DATA BLOCK:
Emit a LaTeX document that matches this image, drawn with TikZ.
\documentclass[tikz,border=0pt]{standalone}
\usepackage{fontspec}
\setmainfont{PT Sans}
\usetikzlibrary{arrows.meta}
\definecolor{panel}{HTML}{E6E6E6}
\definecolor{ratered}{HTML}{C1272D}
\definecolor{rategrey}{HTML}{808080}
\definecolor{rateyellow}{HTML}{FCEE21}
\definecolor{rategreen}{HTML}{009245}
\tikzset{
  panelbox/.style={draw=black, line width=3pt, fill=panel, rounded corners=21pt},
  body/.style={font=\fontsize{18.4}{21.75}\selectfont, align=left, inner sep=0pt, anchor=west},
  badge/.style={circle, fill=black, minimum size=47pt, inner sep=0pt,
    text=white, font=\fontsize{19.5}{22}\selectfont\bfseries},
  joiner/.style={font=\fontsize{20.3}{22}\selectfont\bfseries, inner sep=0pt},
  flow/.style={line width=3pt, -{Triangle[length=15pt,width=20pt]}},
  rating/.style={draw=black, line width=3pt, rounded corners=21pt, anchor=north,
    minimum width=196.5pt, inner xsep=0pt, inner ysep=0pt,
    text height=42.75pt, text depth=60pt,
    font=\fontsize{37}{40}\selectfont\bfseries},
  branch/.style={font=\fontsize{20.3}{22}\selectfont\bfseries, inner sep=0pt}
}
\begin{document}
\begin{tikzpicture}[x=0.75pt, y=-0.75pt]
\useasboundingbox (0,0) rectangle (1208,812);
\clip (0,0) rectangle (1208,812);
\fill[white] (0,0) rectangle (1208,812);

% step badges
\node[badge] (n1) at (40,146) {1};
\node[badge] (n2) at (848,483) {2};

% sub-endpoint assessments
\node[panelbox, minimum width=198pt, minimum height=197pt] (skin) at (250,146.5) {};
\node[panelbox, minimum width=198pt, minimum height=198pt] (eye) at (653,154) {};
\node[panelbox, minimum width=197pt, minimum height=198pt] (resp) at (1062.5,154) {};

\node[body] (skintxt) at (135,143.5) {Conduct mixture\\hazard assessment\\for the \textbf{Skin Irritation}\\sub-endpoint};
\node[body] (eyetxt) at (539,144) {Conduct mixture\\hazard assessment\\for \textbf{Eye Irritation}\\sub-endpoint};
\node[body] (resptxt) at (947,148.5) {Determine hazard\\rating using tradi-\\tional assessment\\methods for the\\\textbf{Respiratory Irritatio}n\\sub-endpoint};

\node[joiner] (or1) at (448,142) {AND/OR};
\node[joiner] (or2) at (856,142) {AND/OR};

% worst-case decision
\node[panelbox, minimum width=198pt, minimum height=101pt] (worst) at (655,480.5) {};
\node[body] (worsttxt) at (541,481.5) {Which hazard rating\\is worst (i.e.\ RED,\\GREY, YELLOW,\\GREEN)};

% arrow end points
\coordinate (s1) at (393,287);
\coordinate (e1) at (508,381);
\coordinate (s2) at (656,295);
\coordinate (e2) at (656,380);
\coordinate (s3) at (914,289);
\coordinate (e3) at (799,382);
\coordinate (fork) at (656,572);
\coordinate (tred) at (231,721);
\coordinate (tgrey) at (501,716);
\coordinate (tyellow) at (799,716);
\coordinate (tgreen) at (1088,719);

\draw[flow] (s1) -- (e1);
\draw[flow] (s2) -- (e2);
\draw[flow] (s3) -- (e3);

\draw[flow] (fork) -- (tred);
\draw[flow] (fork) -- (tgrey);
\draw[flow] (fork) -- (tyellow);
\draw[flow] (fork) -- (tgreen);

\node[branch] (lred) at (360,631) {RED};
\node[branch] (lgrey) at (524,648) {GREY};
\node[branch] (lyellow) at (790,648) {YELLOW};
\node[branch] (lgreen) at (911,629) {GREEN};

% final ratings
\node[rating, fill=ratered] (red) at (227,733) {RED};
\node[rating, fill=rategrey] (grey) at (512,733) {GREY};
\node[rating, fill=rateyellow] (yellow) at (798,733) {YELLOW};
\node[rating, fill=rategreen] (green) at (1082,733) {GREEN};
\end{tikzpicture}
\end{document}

TASK GOAL:
From the first line to the last, please quote the material above exactly.

SOLUTION TO THIS EXERCISE:
Emit a LaTeX document that matches this image, drawn with TikZ.
\documentclass[tikz,border=0pt]{standalone}
\usepackage{fontspec}
\setmainfont{PT Sans}
\usetikzlibrary{arrows.meta}
\definecolor{panel}{HTML}{E6E6E6}
\definecolor{ratered}{HTML}{C1272D}
\definecolor{rategrey}{HTML}{808080}
\definecolor{rateyellow}{HTML}{FCEE21}
\definecolor{rategreen}{HTML}{009245}
\tikzset{
  panelbox/.style={draw=black, line width=3pt, fill=panel, rounded corners=21pt},
  body/.style={font=\fontsize{18.4}{21.75}\selectfont, align=left, inner sep=0pt, anchor=west},
  badge/.style={circle, fill=black, minimum size=47pt, inner sep=0pt,
    text=white, font=\fontsize{19.5}{22}\selectfont\bfseries},
  joiner/.style={font=\fontsize{20.3}{22}\selectfont\bfseries, inner sep=0pt},
  flow/.style={line width=3pt, -{Triangle[length=15pt,width=20pt]}},
  rating/.style={draw=black, line width=3pt, rounded corners=21pt, anchor=north,
    minimum width=196.5pt, inner xsep=0pt, inner ysep=0pt,
    text height=42.75pt, text depth=60pt,
    font=\fontsize{37}{40}\selectfont\bfseries},
  branch/.style={font=\fontsize{20.3}{22}\selectfont\bfseries, inner sep=0pt}
}
\begin{document}
\begin{tikzpicture}[x=0.75pt, y=-0.75pt]
\useasboundingbox (0,0) rectangle (1208,812);
\clip (0,0) rectangle (1208,812);
\fill[white] (0,0) rectangle (1208,812);

% step badges
\node[badge] (n1) at (40,146) {1};
\node[badge] (n2) at (848,483) {2};

% sub-endpoint assessments
\node[panelbox, minimum width=198pt, minimum height=197pt] (skin) at (250,146.5) {};
\node[panelbox, minimum width=198pt, minimum height=198pt] (eye) at (653,154) {};
\node[panelbox, minimum width=197pt, minimum height=198pt] (resp) at (1062.5,154) {};

\node[body] (skintxt) at (135,143.5) {Conduct mixture\\hazard assessment\\for the \textbf{Skin Irritation}\\sub-endpoint};
\node[body] (eyetxt) at (539,144) {Conduct mixture\\hazard assessment\\for \textbf{Eye Irritation}\\sub-endpoint};
\node[body] (resptxt) at (947,148.5) {Determine hazard\\rating using tradi-\\tional assessment\\methods for the\\\textbf{Respiratory Irritatio}n\\sub-endpoint};

\node[joiner] (or1) at (448,142) {AND/OR};
\node[joiner] (or2) at (856,142) {AND/OR};

% worst-case decision
\node[panelbox, minimum width=198pt, minimum height=101pt] (worst) at (655,480.5) {};
\node[body] (worsttxt) at (541,481.5) {Which hazard rating\\is worst (i.e.\ RED,\\GREY, YELLOW,\\GREEN)};

% arrow end points
\coordinate (s1) at (393,287);
\coordinate (e1) at (508,381);
\coordinate (s2) at (656,295);
\coordinate (e2) at (656,380);
\coordinate (s3) at (914,289);
\coordinate (e3) at (799,382);
\coordinate (fork) at (656,572);
\coordinate (tred) at (231,721);
\coordinate (tgrey) at (501,716);
\coordinate (tyellow) at (799,716);
\coordinate (tgreen) at (1088,719);

\draw[flow] (s1) -- (e1);
\draw[flow] (s2) -- (e2);
\draw[flow] (s3) -- (e3);

\draw[flow] (fork) -- (tred);
\draw[flow] (fork) -- (tgrey);
\draw[flow] (fork) -- (tyellow);
\draw[flow] (fork) -- (tgreen);

\node[branch] (lred) at (360,631) {RED};
\node[branch] (lgrey) at (524,648) {GREY};
\node[branch] (lyellow) at (790,648) {YELLOW};
\node[branch] (lgreen) at (911,629) {GREEN};

% final ratings
\node[rating, fill=ratered] (red) at (227,733) {RED};
\node[rating, fill=rategrey] (grey) at (512,733) {GREY};
\node[rating, fill=rateyellow] (yellow) at (798,733) {YELLOW};
\node[rating, fill=rategreen] (green) at (1082,733) {GREEN};
\end{tikzpicture}
\end{document}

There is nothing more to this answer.